***** EXTRACTED RECORDS

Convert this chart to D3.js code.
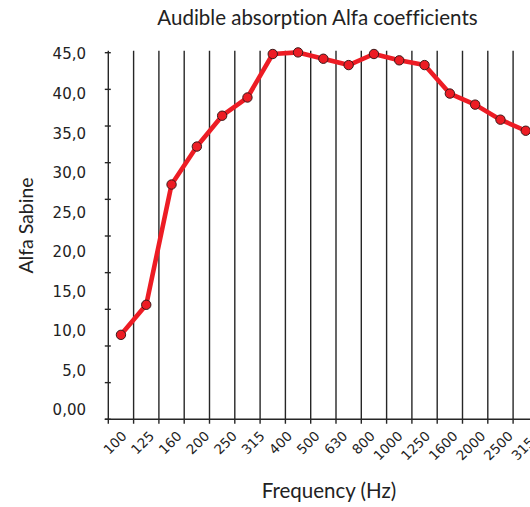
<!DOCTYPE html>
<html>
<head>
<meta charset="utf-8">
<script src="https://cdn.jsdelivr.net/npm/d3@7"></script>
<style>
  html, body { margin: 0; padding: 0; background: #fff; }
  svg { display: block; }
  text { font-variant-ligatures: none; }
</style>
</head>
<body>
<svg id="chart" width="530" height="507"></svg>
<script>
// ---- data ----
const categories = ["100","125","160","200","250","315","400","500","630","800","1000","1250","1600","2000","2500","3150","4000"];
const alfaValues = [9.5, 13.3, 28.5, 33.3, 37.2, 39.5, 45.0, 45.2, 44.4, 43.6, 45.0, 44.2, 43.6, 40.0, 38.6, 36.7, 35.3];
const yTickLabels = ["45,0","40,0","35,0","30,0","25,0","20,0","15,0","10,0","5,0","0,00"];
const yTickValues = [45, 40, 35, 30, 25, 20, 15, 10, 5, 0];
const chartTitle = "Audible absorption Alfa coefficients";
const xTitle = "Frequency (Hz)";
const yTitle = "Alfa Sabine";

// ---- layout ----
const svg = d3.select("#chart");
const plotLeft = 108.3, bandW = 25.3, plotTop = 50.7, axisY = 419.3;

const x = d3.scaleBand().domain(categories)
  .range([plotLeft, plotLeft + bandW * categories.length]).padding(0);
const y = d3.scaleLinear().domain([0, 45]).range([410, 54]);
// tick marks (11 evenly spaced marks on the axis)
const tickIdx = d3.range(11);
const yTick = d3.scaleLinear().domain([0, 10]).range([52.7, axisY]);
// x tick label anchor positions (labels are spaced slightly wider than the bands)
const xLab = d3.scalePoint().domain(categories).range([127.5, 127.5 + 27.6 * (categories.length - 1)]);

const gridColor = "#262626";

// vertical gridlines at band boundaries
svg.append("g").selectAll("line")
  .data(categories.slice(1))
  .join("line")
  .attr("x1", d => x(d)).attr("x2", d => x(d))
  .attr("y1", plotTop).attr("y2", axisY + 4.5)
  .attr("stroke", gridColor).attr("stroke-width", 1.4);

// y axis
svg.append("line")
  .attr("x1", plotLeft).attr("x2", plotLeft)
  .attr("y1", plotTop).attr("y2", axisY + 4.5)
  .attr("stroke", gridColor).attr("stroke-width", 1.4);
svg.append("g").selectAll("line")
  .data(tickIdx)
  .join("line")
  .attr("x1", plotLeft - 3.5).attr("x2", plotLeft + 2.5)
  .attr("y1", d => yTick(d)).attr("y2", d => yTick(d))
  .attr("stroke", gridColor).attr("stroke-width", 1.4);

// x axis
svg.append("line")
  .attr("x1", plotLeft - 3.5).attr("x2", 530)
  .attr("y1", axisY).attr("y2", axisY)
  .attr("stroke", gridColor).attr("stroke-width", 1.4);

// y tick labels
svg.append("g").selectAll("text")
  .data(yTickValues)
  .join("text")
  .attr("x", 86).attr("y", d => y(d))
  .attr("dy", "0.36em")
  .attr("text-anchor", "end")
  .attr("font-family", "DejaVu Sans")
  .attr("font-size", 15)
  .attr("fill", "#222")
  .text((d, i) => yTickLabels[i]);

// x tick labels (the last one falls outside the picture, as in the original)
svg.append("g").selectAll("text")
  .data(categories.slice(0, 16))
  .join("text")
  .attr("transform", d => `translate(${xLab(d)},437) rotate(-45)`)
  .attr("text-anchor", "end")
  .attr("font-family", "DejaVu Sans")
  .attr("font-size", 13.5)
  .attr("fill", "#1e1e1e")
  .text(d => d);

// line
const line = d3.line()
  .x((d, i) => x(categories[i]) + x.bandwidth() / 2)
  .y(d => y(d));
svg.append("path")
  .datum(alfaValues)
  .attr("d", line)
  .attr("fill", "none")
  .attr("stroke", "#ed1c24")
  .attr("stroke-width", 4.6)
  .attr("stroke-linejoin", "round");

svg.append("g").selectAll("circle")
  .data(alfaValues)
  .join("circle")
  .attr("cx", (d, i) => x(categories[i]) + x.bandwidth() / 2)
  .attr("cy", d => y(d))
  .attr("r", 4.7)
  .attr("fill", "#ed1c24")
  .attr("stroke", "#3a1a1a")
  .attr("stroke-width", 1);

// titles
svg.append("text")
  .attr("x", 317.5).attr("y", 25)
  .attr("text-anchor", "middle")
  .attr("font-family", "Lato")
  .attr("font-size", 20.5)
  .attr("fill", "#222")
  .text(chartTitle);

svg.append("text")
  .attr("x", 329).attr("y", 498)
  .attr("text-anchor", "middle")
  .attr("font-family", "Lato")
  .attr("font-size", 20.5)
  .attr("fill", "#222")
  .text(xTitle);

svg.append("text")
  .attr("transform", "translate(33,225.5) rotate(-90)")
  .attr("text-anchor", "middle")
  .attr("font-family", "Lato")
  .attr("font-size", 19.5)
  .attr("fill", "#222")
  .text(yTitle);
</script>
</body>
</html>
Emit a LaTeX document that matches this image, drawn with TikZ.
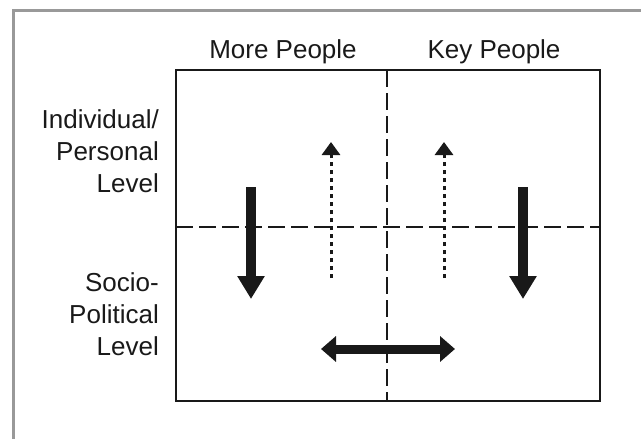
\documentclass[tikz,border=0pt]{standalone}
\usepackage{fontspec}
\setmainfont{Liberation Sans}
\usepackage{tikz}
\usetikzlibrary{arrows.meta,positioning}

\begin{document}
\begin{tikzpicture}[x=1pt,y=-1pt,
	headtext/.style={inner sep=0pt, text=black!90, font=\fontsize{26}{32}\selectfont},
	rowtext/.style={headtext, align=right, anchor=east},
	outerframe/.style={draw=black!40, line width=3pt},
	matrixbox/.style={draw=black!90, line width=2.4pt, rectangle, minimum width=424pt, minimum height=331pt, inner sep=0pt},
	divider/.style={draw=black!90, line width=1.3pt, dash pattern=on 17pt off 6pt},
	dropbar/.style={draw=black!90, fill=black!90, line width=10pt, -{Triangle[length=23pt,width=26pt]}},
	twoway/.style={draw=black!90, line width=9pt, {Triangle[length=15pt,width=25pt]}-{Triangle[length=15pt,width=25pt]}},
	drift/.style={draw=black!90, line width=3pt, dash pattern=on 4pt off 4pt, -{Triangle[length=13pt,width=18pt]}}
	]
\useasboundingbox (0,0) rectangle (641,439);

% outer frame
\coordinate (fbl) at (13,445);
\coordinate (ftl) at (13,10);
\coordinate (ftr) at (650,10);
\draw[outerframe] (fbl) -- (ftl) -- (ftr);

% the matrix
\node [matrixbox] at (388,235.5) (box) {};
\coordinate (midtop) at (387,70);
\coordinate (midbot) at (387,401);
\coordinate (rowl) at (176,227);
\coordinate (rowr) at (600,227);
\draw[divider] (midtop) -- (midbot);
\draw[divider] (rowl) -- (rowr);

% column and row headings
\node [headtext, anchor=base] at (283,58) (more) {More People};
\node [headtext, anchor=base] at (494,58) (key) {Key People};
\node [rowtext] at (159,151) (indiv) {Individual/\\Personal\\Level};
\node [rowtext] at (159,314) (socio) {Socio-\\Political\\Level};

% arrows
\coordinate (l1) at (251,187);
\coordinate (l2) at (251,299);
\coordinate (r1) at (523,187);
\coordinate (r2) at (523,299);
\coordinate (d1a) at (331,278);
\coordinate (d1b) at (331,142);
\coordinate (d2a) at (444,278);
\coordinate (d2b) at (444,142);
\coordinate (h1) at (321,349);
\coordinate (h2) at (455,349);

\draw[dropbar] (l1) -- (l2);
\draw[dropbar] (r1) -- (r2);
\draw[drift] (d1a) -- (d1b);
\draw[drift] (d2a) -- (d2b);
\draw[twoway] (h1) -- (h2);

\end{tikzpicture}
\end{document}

**********

• YOUR OBJECTIVE
All lines above with "this" in them should be returned.

• RESPONSE
Convert this chart to D3.js code.
Emit a LaTeX document that matches this image, drawn with TikZ.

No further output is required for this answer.